GIVEN REQUEST: Write the data below out exactly as it stands. Do not include the pictures.

MATERIAL PROVIDED:
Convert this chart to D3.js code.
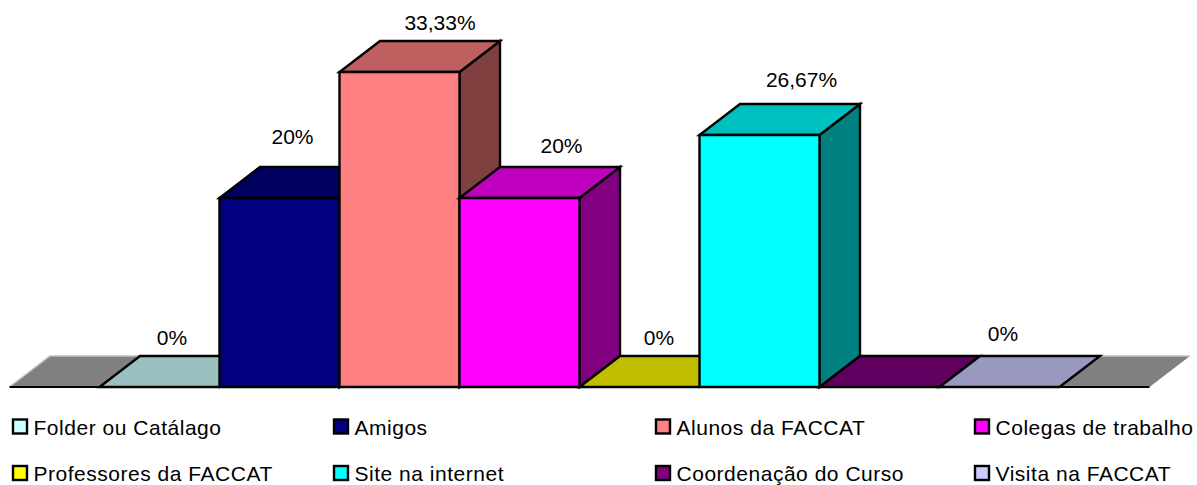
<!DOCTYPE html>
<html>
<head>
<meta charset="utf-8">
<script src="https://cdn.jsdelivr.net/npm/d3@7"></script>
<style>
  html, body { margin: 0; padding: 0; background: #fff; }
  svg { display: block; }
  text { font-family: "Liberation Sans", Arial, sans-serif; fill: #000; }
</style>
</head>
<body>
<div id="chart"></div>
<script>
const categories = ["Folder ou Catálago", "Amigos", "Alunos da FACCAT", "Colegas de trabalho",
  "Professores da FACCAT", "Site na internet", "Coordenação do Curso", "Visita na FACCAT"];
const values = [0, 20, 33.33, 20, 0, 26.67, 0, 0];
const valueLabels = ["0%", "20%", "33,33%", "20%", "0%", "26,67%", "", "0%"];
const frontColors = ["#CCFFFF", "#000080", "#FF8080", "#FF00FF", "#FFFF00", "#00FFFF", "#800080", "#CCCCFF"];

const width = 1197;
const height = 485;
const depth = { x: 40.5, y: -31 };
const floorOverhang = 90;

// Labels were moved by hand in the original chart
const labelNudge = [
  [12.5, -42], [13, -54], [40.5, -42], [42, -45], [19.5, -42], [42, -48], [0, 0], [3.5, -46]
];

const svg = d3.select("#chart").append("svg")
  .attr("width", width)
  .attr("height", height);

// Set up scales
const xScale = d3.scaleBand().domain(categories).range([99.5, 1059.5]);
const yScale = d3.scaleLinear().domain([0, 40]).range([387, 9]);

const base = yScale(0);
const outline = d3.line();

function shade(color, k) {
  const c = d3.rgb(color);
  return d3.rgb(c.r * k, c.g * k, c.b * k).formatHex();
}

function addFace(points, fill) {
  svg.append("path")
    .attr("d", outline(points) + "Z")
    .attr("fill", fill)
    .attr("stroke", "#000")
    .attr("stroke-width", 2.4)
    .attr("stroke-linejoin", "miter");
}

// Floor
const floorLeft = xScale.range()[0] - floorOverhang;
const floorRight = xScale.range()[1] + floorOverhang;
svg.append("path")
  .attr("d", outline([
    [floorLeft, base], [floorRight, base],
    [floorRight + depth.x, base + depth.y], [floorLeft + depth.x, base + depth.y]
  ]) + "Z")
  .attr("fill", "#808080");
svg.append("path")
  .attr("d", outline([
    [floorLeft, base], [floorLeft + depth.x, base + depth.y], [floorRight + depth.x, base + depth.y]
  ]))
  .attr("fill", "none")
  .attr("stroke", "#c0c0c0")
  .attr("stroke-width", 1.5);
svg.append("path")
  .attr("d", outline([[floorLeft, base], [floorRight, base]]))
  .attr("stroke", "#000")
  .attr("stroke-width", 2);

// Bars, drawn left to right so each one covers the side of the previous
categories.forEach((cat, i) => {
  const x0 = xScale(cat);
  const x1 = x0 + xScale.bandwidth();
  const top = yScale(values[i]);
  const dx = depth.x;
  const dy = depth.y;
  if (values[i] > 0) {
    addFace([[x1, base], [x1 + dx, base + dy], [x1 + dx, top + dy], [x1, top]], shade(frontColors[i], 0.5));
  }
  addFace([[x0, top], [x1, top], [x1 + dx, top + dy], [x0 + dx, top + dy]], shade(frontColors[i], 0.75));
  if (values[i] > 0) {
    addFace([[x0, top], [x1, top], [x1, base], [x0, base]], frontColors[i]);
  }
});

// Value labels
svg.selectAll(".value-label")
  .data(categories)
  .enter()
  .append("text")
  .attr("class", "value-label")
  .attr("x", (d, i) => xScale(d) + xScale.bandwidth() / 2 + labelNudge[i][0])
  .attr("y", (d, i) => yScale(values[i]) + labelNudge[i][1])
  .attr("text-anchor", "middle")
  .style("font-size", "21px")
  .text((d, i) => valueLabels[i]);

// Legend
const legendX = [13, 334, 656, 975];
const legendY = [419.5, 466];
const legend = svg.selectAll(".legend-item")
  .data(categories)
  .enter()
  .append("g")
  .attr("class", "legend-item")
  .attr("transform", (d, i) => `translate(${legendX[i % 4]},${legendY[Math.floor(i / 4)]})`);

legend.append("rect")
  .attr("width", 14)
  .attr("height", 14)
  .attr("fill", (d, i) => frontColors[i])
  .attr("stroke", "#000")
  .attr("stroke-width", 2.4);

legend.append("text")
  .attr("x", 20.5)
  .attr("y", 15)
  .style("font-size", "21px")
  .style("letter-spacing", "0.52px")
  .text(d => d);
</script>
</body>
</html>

EXERCISE ANSWER:
Convert this chart to D3.js code.
<!DOCTYPE html>
<html>
<head>
<meta charset="utf-8">
<script src="https://cdn.jsdelivr.net/npm/d3@7"></script>
<style>
  html, body { margin: 0; padding: 0; background: #fff; }
  svg { display: block; }
  text { font-family: "Liberation Sans", Arial, sans-serif; fill: #000; }
</style>
</head>
<body>
<div id="chart"></div>
<script>
const categories = ["Folder ou Catálago", "Amigos", "Alunos da FACCAT", "Colegas de trabalho",
  "Professores da FACCAT", "Site na internet", "Coordenação do Curso", "Visita na FACCAT"];
const values = [0, 20, 33.33, 20, 0, 26.67, 0, 0];
const valueLabels = ["0%", "20%", "33,33%", "20%", "0%", "26,67%", "", "0%"];
const frontColors = ["#CCFFFF", "#000080", "#FF8080", "#FF00FF", "#FFFF00", "#00FFFF", "#800080", "#CCCCFF"];

const width = 1197;
const height = 485;
const depth = { x: 40.5, y: -31 };
const floorOverhang = 90;

// Labels were moved by hand in the original chart
const labelNudge = [
  [12.5, -42], [13, -54], [40.5, -42], [42, -45], [19.5, -42], [42, -48], [0, 0], [3.5, -46]
];

const svg = d3.select("#chart").append("svg")
  .attr("width", width)
  .attr("height", height);

// Set up scales
const xScale = d3.scaleBand().domain(categories).range([99.5, 1059.5]);
const yScale = d3.scaleLinear().domain([0, 40]).range([387, 9]);

const base = yScale(0);
const outline = d3.line();

function shade(color, k) {
  const c = d3.rgb(color);
  return d3.rgb(c.r * k, c.g * k, c.b * k).formatHex();
}

function addFace(points, fill) {
  svg.append("path")
    .attr("d", outline(points) + "Z")
    .attr("fill", fill)
    .attr("stroke", "#000")
    .attr("stroke-width", 2.4)
    .attr("stroke-linejoin", "miter");
}

// Floor
const floorLeft = xScale.range()[0] - floorOverhang;
const floorRight = xScale.range()[1] + floorOverhang;
svg.append("path")
  .attr("d", outline([
    [floorLeft, base], [floorRight, base],
    [floorRight + depth.x, base + depth.y], [floorLeft + depth.x, base + depth.y]
  ]) + "Z")
  .attr("fill", "#808080");
svg.append("path")
  .attr("d", outline([
    [floorLeft, base], [floorLeft + depth.x, base + depth.y], [floorRight + depth.x, base + depth.y]
  ]))
  .attr("fill", "none")
  .attr("stroke", "#c0c0c0")
  .attr("stroke-width", 1.5);
svg.append("path")
  .attr("d", outline([[floorLeft, base], [floorRight, base]]))
  .attr("stroke", "#000")
  .attr("stroke-width", 2);

// Bars, drawn left to right so each one covers the side of the previous
categories.forEach((cat, i) => {
  const x0 = xScale(cat);
  const x1 = x0 + xScale.bandwidth();
  const top = yScale(values[i]);
  const dx = depth.x;
  const dy = depth.y;
  if (values[i] > 0) {
    addFace([[x1, base], [x1 + dx, base + dy], [x1 + dx, top + dy], [x1, top]], shade(frontColors[i], 0.5));
  }
  addFace([[x0, top], [x1, top], [x1 + dx, top + dy], [x0 + dx, top + dy]], shade(frontColors[i], 0.75));
  if (values[i] > 0) {
    addFace([[x0, top], [x1, top], [x1, base], [x0, base]], frontColors[i]);
  }
});

// Value labels
svg.selectAll(".value-label")
  .data(categories)
  .enter()
  .append("text")
  .attr("class", "value-label")
  .attr("x", (d, i) => xScale(d) + xScale.bandwidth() / 2 + labelNudge[i][0])
  .attr("y", (d, i) => yScale(values[i]) + labelNudge[i][1])
  .attr("text-anchor", "middle")
  .style("font-size", "21px")
  .text((d, i) => valueLabels[i]);

// Legend
const legendX = [13, 334, 656, 975];
const legendY = [419.5, 466];
const legend = svg.selectAll(".legend-item")
  .data(categories)
  .enter()
  .append("g")
  .attr("class", "legend-item")
  .attr("transform", (d, i) => `translate(${legendX[i % 4]},${legendY[Math.floor(i / 4)]})`);

legend.append("rect")
  .attr("width", 14)
  .attr("height", 14)
  .attr("fill", (d, i) => frontColors[i])
  .attr("stroke", "#000")
  .attr("stroke-width", 2.4);

legend.append("text")
  .attr("x", 20.5)
  .attr("y", 15)
  .style("font-size", "21px")
  .style("letter-spacing", "0.52px")
  .text(d => d);
</script>
</body>
</html>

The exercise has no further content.